Even as a teen, I think I still had that abstract understanding of "ownership." I was a good kid, despite what my mom will tell you, and I always got good grades. Part of the reason why was that Dad had promised to let me use the moped when I was 16, if I kept up the good work. I did, and he made good on the promise.





"A lonely old 1967 Camaro that needed a good home."


I rode that thing for two years, until I was ready to head out on my own; not to college, like my showoff braniac brother, or to the Marines, like the tough-guy middle brother in the family, but right after high school to work with my uncle's roofing business. For a solid four years, I crashed on my uncle's couch in L.A., worked with him all day long in the sun -- this was before Los Angeles started planting all those trees and trying to look like Paris or something -- and saved my money. In 2002, I finally found what I was looking for -- a lonely old 1967 Camaro that needed a good home.



Other Priorities

It was the catch of a lifetime; I found the car on the newfangled internet and was immediately suspicious. The Chevrolet Camaro was being offered as part of a package muscle car deal by a private seller. The deal described in the ad was for two cars, a 1967 Camaro SS, bright eyeball-searing cherry red with Z28 stripes and an aftermarket hood cowl (which they didn't actually have until the next model year), and a matching '71 Dodge Challenger with three on the tree and an authentic Hemi under the hood. Both of them together were going for $15,000, but with the catch you had to come get them both today; right now, not tomorrow.

Of course my first thought was that the guy was a serial killer and my uncle and I were going to get stabbed if we went up there. No way does anybody let $50,000-worth of classic pure-sex-muscle car go for $15k, even if you're screwed up on drugs and stole them you'd ask for 25, right? Well, the guy was on the up-and-up. Turns out he was a lawyer with two overfed brat sons, 16 and 17, who drove the cars he'd paid for.

The boys didn't keep their grades up, and mean old dad was selling them out from under them. They lived in a huge palace, so it's not like the dad needed the money; he just wanted those cars gone today. He told me he had "other priorities."

I sure as hell didn't, so my uncle and I practically threw the money at the guy, tried not to make eye contact with his poor kids, and burned an inch off the top of the street racing 60 miles home from Victorville. It must have been the work of the Lord, because the Challenger was my uncle's dream car, just like the one he -- uh, had his first kiss in. We'll go with that.

Family Tradition

I still have the car. It's been almost 20 years and I'm old and fat. I got married, got divorced and had a kid -- in that order. I've paid school fees, back-to-school shopping bills and more money than I thought was physically possible to divorce lawyers, but I never sold her.

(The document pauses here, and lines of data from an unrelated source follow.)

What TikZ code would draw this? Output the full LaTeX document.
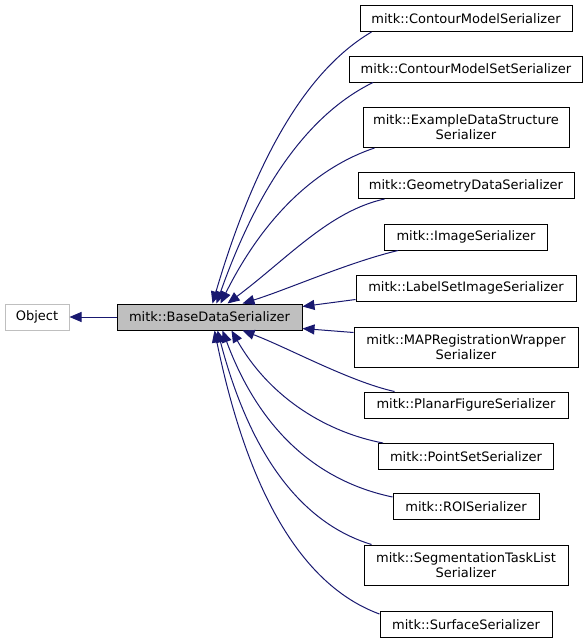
\documentclass[tikz,border=0pt]{standalone}
\usepackage{fontspec}
\setmainfont{DejaVu Sans}
\usepackage{tikz}
\usetikzlibrary{arrows.meta}
\definecolor{edgeblue}{HTML}{191970}
\definecolor{lightgrey}{HTML}{BFBFBF}
\tikzset{
    >={Triangle[length=12pt, width=10pt]},
    classbox/.style={draw=black, line width=1pt, inner sep=0pt, align=center,
        minimum height=26, font=\fontsize{13}{15}\selectfont},
    baseclass/.style={classbox, fill=lightgrey},
    external/.style={classbox, draw=lightgrey},
    inherit/.style={->, edgeblue, line width=1pt},
}

\begin{document}
\begin{tikzpicture}[x=1pt, y=-1pt]
            \useasboundingbox (0,0) rectangle (588,643);
            \node[external, minimum width=64] (n_obj) at (37,317) {Object};
            \node[baseclass, minimum width=185] (n_base) at (209.5,317) {mitk::BaseDataSerializer};
            \foreach \nm/\y/\w/\h/\txt in {
                cm/18.5/212/26/{mitk::ContourModelSerializer},
                cms/69/233/26/{mitk::ContourModelSetSerializer},
                eds/127.5/206/40/{mitk::ExampleDataStructure\\Serializer},
                gd/185.5/216/26/{mitk::GeometryDataSerializer},
                img/237/163/26/{mitk::ImageSerializer},
                lsi/288/220/26/{mitk::LabelSetImageSerializer},
                map/347/224/40/{mitk::MAPRegistrationWrapper\\Serializer},
                pf/405/204/26/{mitk::PlanarFigureSerializer},
                ps/456.5/175/26/{mitk::PointSetSerializer},
                roi/506.5/146/26/{mitk::ROISerializer},
                stl/565/204/40/{mitk::SegmentationTaskList\\Serializer},
                sur/624.5/172/26/{mitk::SurfaceSerializer}} {
                \node[classbox, minimum width=\w, minimum height=\h] (n_\nm) at (466,\y) {\txt};
            }
            \draw[inherit] (n_base) -- (n_obj);
            % upper children
            \draw[inherit] ([xshift=12]n_cm.south west) .. controls +(-56,33) and +(48,-163) .. ([xshift=96]n_base.north west);
            \draw[inherit] ([xshift=24]n_cms.south west) .. controls +(-55,27) and +(47,-133) .. ([xshift=100]n_base.north west);
            \draw[inherit] ([xshift=12]n_eds.south west) .. controls +(-54,18) and +(46,-92) .. ([xshift=104]n_base.north west);
            \draw[inherit] ([xshift=27]n_gd.south west) .. controls +(-55,12) and +(60,-45) .. ([xshift=111]n_base.north west);
            \draw[inherit] ([xshift=14]n_img.south west) .. controls +(-50,12) and +(45,-14) .. ([xshift=126]n_base.north west);
            \draw[inherit] ([yshift=2]n_lsi.south west) -- ([yshift=-3]n_base.north east);
            % lower children
            \draw[inherit] ([yshift=-6]n_map.north west) -- ([yshift=2]n_base.south east);
            \draw[inherit] ([xshift=31]n_pf.north west) .. controls +(-45,-10) and +(45,17) .. ([xshift=126]n_base.south west);
            \draw[inherit] ([xshift=5]n_ps.north west) .. controls +(-53,-10) and +(40,70) .. ([xshift=115]n_base.south west);
            \draw[inherit] ([yshift=-4]n_roi.north west) .. controls +(-62,-13) and +(42,113) .. ([xshift=106]n_base.south west);
            \draw[inherit] ([xshift=8]n_stl.north west) .. controls +(-56,-17) and +(38,145) .. ([xshift=101]n_base.south west);
            \draw[inherit] ([yshift=-3]n_sur.north west) .. controls +(-60,-22) and +(40,194) .. ([xshift=98]n_base.south west);
\end{tikzpicture}
\end{document}
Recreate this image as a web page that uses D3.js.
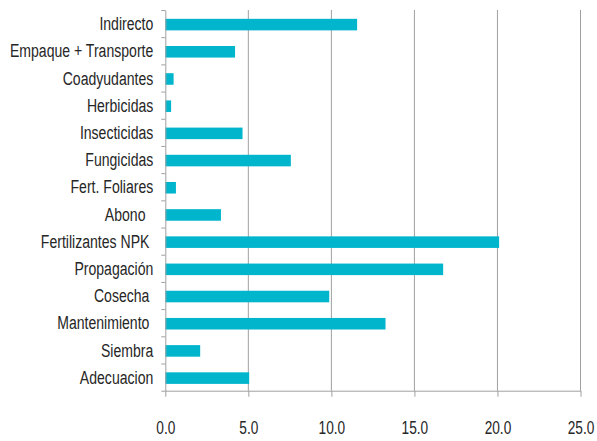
<!DOCTYPE html>
<html>
<head>
<meta charset="utf-8">
<script src="https://cdn.jsdelivr.net/npm/d3@7"></script>
<style>
  html, body { margin: 0; padding: 0; background: #fff; }
  svg { display: block; }
  text { font-family: "Liberation Sans", Arial, sans-serif; fill: #262626; white-space: pre; }
</style>
</head>
<body>
<svg id="chart" width="597" height="441"></svg>
<script>
// Data (top to bottom as in the reference)
const categories = [
  "Indirecto",
  "Empaque + Transporte",
  "Coadyudantes",
  "Herbicidas",
  "Insecticidas",
  "Fungicidas",
  "Fert. Foliares",
  "Abono  ",
  "Fertilizantes NPK ",
  "Propagación",
  "Cosecha ",
  "Mantenimiento ",
  "Siembra",
  "Adecuacion"
];
const values = [11.55, 4.2, 0.5, 0.35, 4.65, 7.56, 0.64, 3.35, 20.1, 16.73, 9.87, 13.26, 2.1, 5.05];
const xTicks = [0, 5, 10, 15, 20, 25];

const svg = d3.select("#chart");
const plotLeft = 165.3, plotRight = 580.5, plotTop = 10, plotBottom = 390.7;
const sx = 0.74; // horizontal condensation of labels

const x = d3.scaleLinear().domain([0, 25]).range([plotLeft, plotRight]);
const y = d3.scaleBand().domain(categories).range([plotTop, plotBottom]).paddingInner(0.575).paddingOuter(0.2875);
const yEdges = d3.scaleLinear().domain([0, categories.length]).range([plotTop, plotBottom]);

// Gridlines
svg.append("g")
  .selectAll("line")
  .data(xTicks.slice(1))
  .join("line")
  .attr("x1", d => x(d)).attr("x2", d => x(d))
  .attr("y1", plotTop).attr("y2", plotBottom)
  .attr("stroke", "#a0a0a0").attr("stroke-width", 1);

// Bars
svg.append("g")
  .selectAll("rect")
  .data(categories)
  .join("rect")
  .attr("x", x(0))
  .attr("y", d => y(d) + 1)
  .attr("width", (d, i) => x(values[i]) - x(0))
  .attr("height", y.bandwidth())
  .attr("fill", "#00b5cc");

// Bottom axis
const xAxis = svg.append("g")
  .attr("transform", `translate(0,${plotBottom})`)
  .call(d3.axisBottom(x).tickValues(xTicks).tickFormat(d3.format(".1f")).tickSizeInner(6).tickSizeOuter(0));
xAxis.select(".domain").attr("stroke", "#a0a0a0");
xAxis.selectAll(".tick line").attr("stroke", "#a0a0a0");
xAxis.selectAll(".tick text")
  .attr("y", 31)
  .attr("dy", "0.71em")
  .attr("transform", `scale(0.76,1)`)
  .style("font-size", "18px")
  .style("font-family", "'Liberation Sans', Arial, sans-serif")
  .attr("fill", "#262626");

// Left axis: boundary ticks
const yEdgeAxis = svg.append("g")
  .attr("transform", `translate(${plotLeft},0)`)
  .call(d3.axisLeft(yEdges).tickValues(d3.range(0, categories.length + 1)).tickFormat("").tickSizeInner(4).tickSizeOuter(0));
yEdgeAxis.select(".domain").attr("stroke", "#a0a0a0");
yEdgeAxis.selectAll(".tick line").attr("stroke", "#a0a0a0");

// Left axis: category labels
const yAxis = svg.append("g")
  .attr("transform", `translate(${plotLeft},0)`)
  .call(d3.axisLeft(y).tickSize(0).tickPadding(0));
yAxis.select(".domain").remove();
yAxis.selectAll(".tick text")
  .attr("x", 0)
  .attr("dy", "0.35em")
  .attr("transform", `translate(-12,0) scale(${sx},1)`)
  .style("font-size", "19px")
  .style("font-family", "'Liberation Sans', Arial, sans-serif")
  .attr("fill", "#262626");
</script>
</body>
</html>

When my son was just a baby, I used to take him out in the Chevrolet Camaro for bedtime rides. It's a good trick, and you have my permission to use it: Toss the baby in back and let the growling 396 gently purr him to sleep. When he was eight, in deference to my younger self, I'd let him sit in it and touch whatever he wanted, only occasionally telling him no. And now that he's 16, and his great-uncle has passed away, I'm teaching him about the mechanics of the Mopar heresy, so he can take good care of the matching '71 Challenger he's inherited.

My uncle was a million years older than me when I was 18, and somehow he was only a little past the age I am now when he died. If high blood pressure runs in some families, it gallops in mine. Maybe I'll make it to an obscenely old age, but I probably won't live to be a thousand. Maybe someday, if we all stay as lucky as we've been so far, my old and fat son will let a grandson of mine sit in his new 1967 Camaro and touch whatever he wants without yelling too much.